Small business owners were left scratching their heads after President Obama’s boasts about cutting their taxes 18 times during the debate.  How did they miss out on this windfall?  When did these wonderful tax cuts happen?

Fox Business got in touch with the Obama campaign and procured a list of the 18 tax cuts.  It turns out that a lot of them were temporary affairs, such as increasing the maximum amount small businesses could claim as expenses, allowing larger deductions for property purchased during 2009, and allowing 100 percent expensing of certain assets in 2011.

Six of these “tax cuts” were part of Obama’s stimulus package, which notably failed to stimulate much in the way of economic growth.  One “tax cut” was a credit that covers 35 percent of small business health insurance costs… as part of ObamaCare, the largest tax increase to hit the middle class in ages, and a bill that has already caused the cost of health insurance to skyrocket so much that employers are dropping it left and right.  That’s like boasting of the comfy memory-foam padding Obama wrapped around the club he used to beat small businessmen into the ground.

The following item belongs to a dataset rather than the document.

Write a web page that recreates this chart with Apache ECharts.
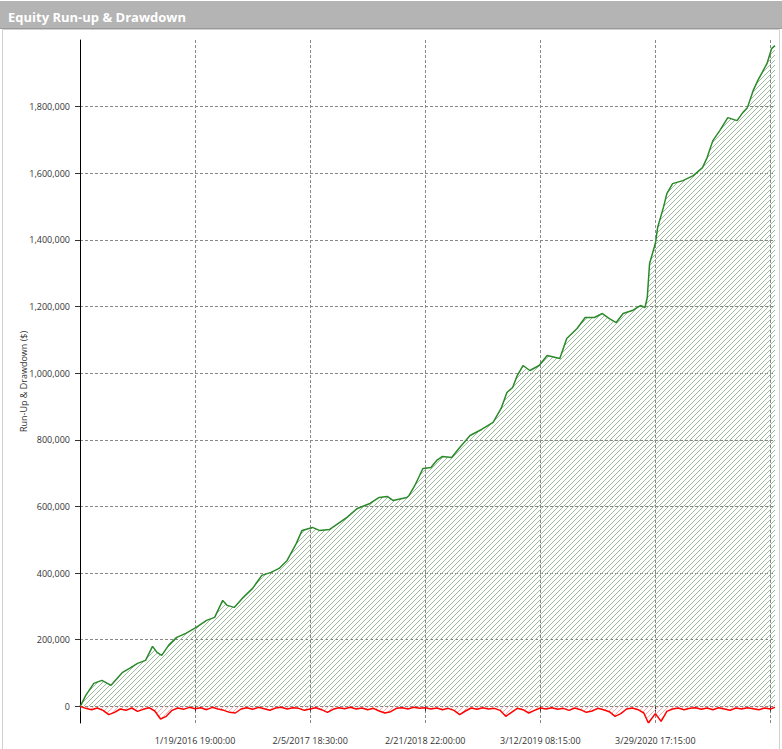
<!DOCTYPE html>
<html lang="en">
<head>
<meta charset="UTF-8">
<title>Equity Run-up & Drawdown</title>
<script src="https://cdn.jsdelivr.net/npm/echarts@6.0.0/dist/echarts.min.js"></script>
<style>
    html, body { margin: 0; padding: 0; background: #fff; }
    #chart { width: 782px; height: 749px; }
</style>
</head>
<body>
<div id="chart"></div>
<script type="text/javascript">
// x is the bar index of the equity curve, ticks every 100 bars
var xTicks = [0, 100, 200, 300, 400, 500, 600];
var xLabelTicks = [100, 200, 300, 400, 500];
var xTickLabels = {
    100: '1/19/2016 19:00:00',
    200: '2/5/2017 18:30:00',
    300: '2/21/2018 22:00:00',
    400: '3/12/2019 08:15:00',
    500: '3/29/2020 17:15:00'
};
var yTicks = [0, 200000, 400000, 600000, 800000, 1000000, 1200000, 1400000, 1600000, 1800000];

// [bar index, run-up $]
var equity = [
    [0, 0], [1, 5000], [5, 33000], [12, 69000], [19, 78000], [27, 63000], [37, 102000],
    [43, 114000], [50, 129000], [57, 138000], [63, 180000], [67, 162000], [71, 153000],
    [77, 183000], [84, 207000], [92, 219000], [101, 237000], [110, 258000], [117, 267000],
    [124, 318000], [128, 303000], [134, 297000], [141, 324000], [150, 354000], [158, 393000],
    [166, 402000], [173, 414000], [180, 438000], [188, 489000], [193, 528000], [202, 537000],
    [208, 528000], [217, 531000], [232, 567000], [241, 594000], [252, 609000], [260, 627000],
    [267, 630000], [272, 618000], [284, 627000], [286, 633000], [291, 663000], [298, 714000],
    [305, 717000], [310, 738000], [315, 750000], [323, 747000], [330, 777000], [339, 813000],
    [349, 831000], [359, 852000], [366, 894000], [371, 942000], [376, 957000], [380, 993000],
    [385, 1023000], [391, 1008000], [399, 1023000], [406, 1053000], [417, 1044000],
    [423, 1104000], [432, 1134000], [439, 1167000], [447, 1167000], [454, 1179000],
    [460, 1164000], [466, 1152000], [472, 1179000], [480, 1188000], [487, 1203000],
    [491, 1197000], [493, 1227000], [495, 1329000], [500, 1389000], [502, 1437000],
    [507, 1497000], [510, 1539000], [515, 1569000], [524, 1578000], [533, 1593000],
    [541, 1617000], [545, 1647000], [550, 1698000], [556, 1728000], [563, 1767000],
    [571, 1758000], [576, 1782000], [580, 1797000], [585, 1848000], [589, 1878000],
    [597, 1929000], [601, 1974000], [604, 1983000]
];

// [bar index, drawdown $]
var drawdown = [
    [0, 0], [5, -6000], [10, -10000], [15, -5000], [20, -12000], [25, -25000], [30, -18000],
    [35, -8000], [40, -12000], [45, -5000], [50, -15000], [55, -9000], [60, -4000],
    [65, -14000], [70, -38000], [75, -30000], [80, -12000], [85, -5000], [90, -9000],
    [95, -3000], [100, -7000], [105, -4000], [110, -10000], [115, -3000], [120, -8000],
    [125, -12000], [130, -18000], [135, -20000], [140, -8000], [145, -4000], [150, -9000],
    [155, -3000], [160, -7000], [165, -12000], [170, -5000], [175, -3000], [180, -8000],
    [185, -4000], [190, -6000], [195, -12000], [200, -8000], [205, -4000], [210, -10000],
    [215, -18000], [220, -9000], [225, -4000], [230, -7000], [235, -3000], [240, -8000],
    [245, -5000], [250, -10000], [255, -6000], [260, -14000], [265, -20000], [270, -16000],
    [275, -6000], [280, -4000], [285, -8000], [290, -3000], [295, -6000], [300, -4000],
    [305, -8000], [310, -5000], [315, -10000], [320, -6000], [325, -12000], [330, -25000],
    [335, -14000], [340, -5000], [345, -9000], [350, -4000], [355, -8000], [360, -6000],
    [365, -12000], [370, -30000], [375, -18000], [380, -6000], [385, -10000], [390, -20000],
    [395, -12000], [400, -5000], [405, -8000], [410, -4000], [415, -9000], [420, -6000],
    [425, -12000], [430, -5000], [435, -10000], [440, -18000], [445, -14000], [450, -6000],
    [455, -10000], [460, -16000], [465, -30000], [470, -22000], [475, -8000], [480, -5000],
    [485, -10000], [490, -20000], [494, -50000], [500, -22000], [505, -45000], [510, -15000],
    [515, -8000], [520, -5000], [525, -10000], [530, -6000], [535, -4000], [540, -9000],
    [545, -5000], [550, -10000], [555, -4000], [560, -8000], [565, -12000], [570, -5000],
    [575, -8000], [580, -4000], [585, -7000], [590, -10000], [595, -5000], [600, -8000],
    [604, -3000]
];

// diagonal "/" hatch used as the area fill
function hatch(color, size) {
    var c = document.createElement('canvas');
    c.width = size;
    c.height = size;
    var ctx = c.getContext('2d');
    ctx.strokeStyle = color;
    ctx.lineWidth = 1;
    ctx.beginPath();
    ctx.moveTo(0, size); ctx.lineTo(size, 0);
    ctx.moveTo(-1, 1); ctx.lineTo(1, -1);
    ctx.moveTo(size - 1, size + 1); ctx.lineTo(size + 1, size - 1);
    ctx.stroke();
    return c.toDataURL();
}

var font = 'Open Sans';
var mychart = echarts.init(document.getElementById('chart'), null, { renderer: 'svg' });
var option = {
    backgroundColor: '#fff',
    animation: false,
    title: {
        text: 'Equity Run-up & Drawdown',
        left: 3,
        top: 5,
        z: 10,
        textStyle: { color: '#fff', fontSize: 13, fontWeight: 'bold', fontFamily: font }
    },
    graphic: [
        { type: 'rect', z: 0, shape: { x: 0, y: 1, width: 782, height: 27 }, style: { fill: '#b4b4b4' } },
        { type: 'line', z: 0, shape: { x1: 0, y1: 28.5, x2: 782, y2: 28.5 }, style: { stroke: '#999', lineWidth: 1 } },
        { type: 'rect', z: 0, shape: { x: 2.5, y: 29.5, width: 777, height: 725 }, style: { fill: 'none', stroke: '#d0d0d0', lineWidth: 1 } }
    ],
    grid: { left: 80, right: 7, top: 40, bottom: 26 },
    xAxis: {
        type: 'value',
        min: 0,
        max: 604,
        axisLine: { show: false },
        axisTick: { show: true, length: 5, customValues: xTicks, lineStyle: { color: '#333' } },
        axisLabel: {
            customValues: xLabelTicks,
            margin: 13,
            color: '#333',
            fontSize: 9,
            fontFamily: font,
            formatter: function (v) { return xTickLabels[v] || ''; }
        },
        splitLine: { show: true, lineStyle: { color: '#888', type: [3, 2], width: 1 } }
    },
    yAxis: {
        type: 'value',
        min: -50000,
        max: 2000000,
        name: 'Run-Up & Drawdown ($)',
        nameLocation: 'middle',
        nameGap: 52,
        nameMoveOverlap: false,
        nameTextStyle: { color: '#333', fontSize: 9, fontFamily: font },
        axisLine: { show: true, lineStyle: { color: '#000', width: 1 } },
        axisTick: { show: true, length: 5, customValues: yTicks, lineStyle: { color: '#333' } },
        axisLabel: {
            customValues: yTicks,
            margin: 10,
            color: '#333',
            fontSize: 9,
            fontFamily: font,
            formatter: function (v) { return v.toLocaleString('en-US'); }
        },
        splitLine: { show: true, lineStyle: { color: '#888', type: [3, 2], width: 1 } }
    },
    series: [
        {
            name: 'Run-up',
            type: 'line',
            data: equity,
            showSymbol: false,
            symbol: 'none',
            lineStyle: { color: '#2a8a2a', width: 1.5 },
            areaStyle: { color: { image: hatch('#9dbb9d', 5), repeat: 'repeat' }, opacity: 1 }
        },
        {
            name: 'Drawdown',
            type: 'line',
            data: drawdown,
            showSymbol: false,
            symbol: 'none',
            lineStyle: { color: '#ff0000', width: 1.5 },
            areaStyle: { color: { image: hatch('#f4b0b0', 5), repeat: 'repeat' }, opacity: 1 }
        }
    ]
};
mychart.setOption(option);
</script>
</body>
</html>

William McBride, chief economist for the nonpartisan Tax Foundation, told Fox Business that these little credits and expenditures do more to complicate the tax code than relieve the burden on small businesses.  The cost of complying with these mutations to the tax code eats up a lot of the benefits.  “They are small, special interest things that aren’t broadly applicable,” he judged.  “This is not the right way to incentivize investment.  Many of them are mainly arcane as well.”

The only really valuable tax break he found in the set was the provision for accelerating the depreciation of business expenses, which he applauded as “a big deal” that is “worth the effort, and directly leads to immediate investment.”

And of course, the tax bomb Obama and the Democrats are about to drop on everyone in America, the January 1st arrival of Taxmageddon, will dwarf all of these little targeted credits.  Fear of these tax increases is already doing more to suppress job creation than any of Obama’s efforts at stimulating it.

Building a maze of special rebates and credits is not the same thing as tax reduction.  Tax reduction brings freedom and flexibility.  It reduces the burden of compliance, and contracts the sphere of government power.  The goal of tax reduction should be getting the government off our backs, not filing down the points on its spurs a little.